Women Encouraged To Join Navajo Nation Police Force
Navajo Nation police Chief Phillip Francisco wants to encourage more women to join the police department. He said his department employs 48 women and 183 men across the Navajo Nation. This means women account for about 21 percent of the 231-officer force on Navajo, reported the Gallup Independent.
“Women comprise only a small percentage of the local law enforcement in agencies across the nation,” reports the Community Policing Dispatch, a publication of Community Oriented Policing Services, which operates under the U.S. Department of Justice.
“In the 1970s, women accounted for roughly 2 percent of sworn officers, with most of the women holding clerical positions,” according to COPS. “Yet, despite progressive legislation aimed at procuring gender equality in the United States, women today make up only 13 percent of the force, most significantly in larger departments.”
The same source states women in law enforcement “are often inexplicably resented” by their male counterparts and many face harassment. Additionally, “many women encounter a brass ceiling and are unable to rise to supervisory positions despite their qualifications. Many women do not even try to reach these positions because of fear of oppression from male coworkers.”
Navajo Nation Police Sgt. Shirley Sanisya said Navajo women face gender taboos associated with the culture. For instance, women in traditional Navajo culture do not hunt and are not supposed to handle weapons.
Sanisya, who works at the Shiprock district and started her career in law enforcement as a dispatcher, said she was able to overcome the taboos with the support of her family. She is married to another law enforcement officer, and the couple has children — whom they have raised with the assistance and support of their families. Sanisya said that when she first joined the police force, she was inspired and motivated to see other women in higher ranks. Now that she is a sergeant, she feels new women who start as cadets also feel inspired when they see Sanisya in charge.
Ramah Navajo Police Chief Darren Soland reported his force employs four female police officers and six male police officers. The Ramah Navajo Police Department is a separate agency from the Navajo Nation Police Department.
Soland said he supports women in law enforcement.

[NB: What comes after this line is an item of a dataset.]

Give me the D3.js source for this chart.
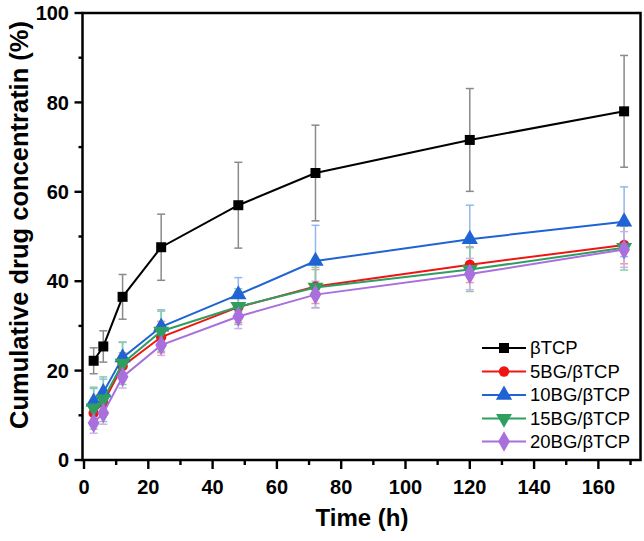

“It is as important to recruit, hire and retain female police officers because they can bring many attributes to the profession, such as compassion with children and other victims that a male officer may not be able to connect with due to their size and stature,” Soland said.
“Also, male and female officers complement one another on patrol and provide balance so the proper response can be provided to citizens requesting service. The same holds true with detention services.”
According to the National Center for Women and Policing, 20 years of research have demonstrated that women utilize a style of policing that relies less on physical force and more on communication skills to defuse violent situations.
“Women police officers are therefore much less likely to be involved in occurrences of police brutality, and are also much more likely to effectively respond to police calls regarding violence against women, which today remains the single largest category of calls to police agencies nationwide,” the center states.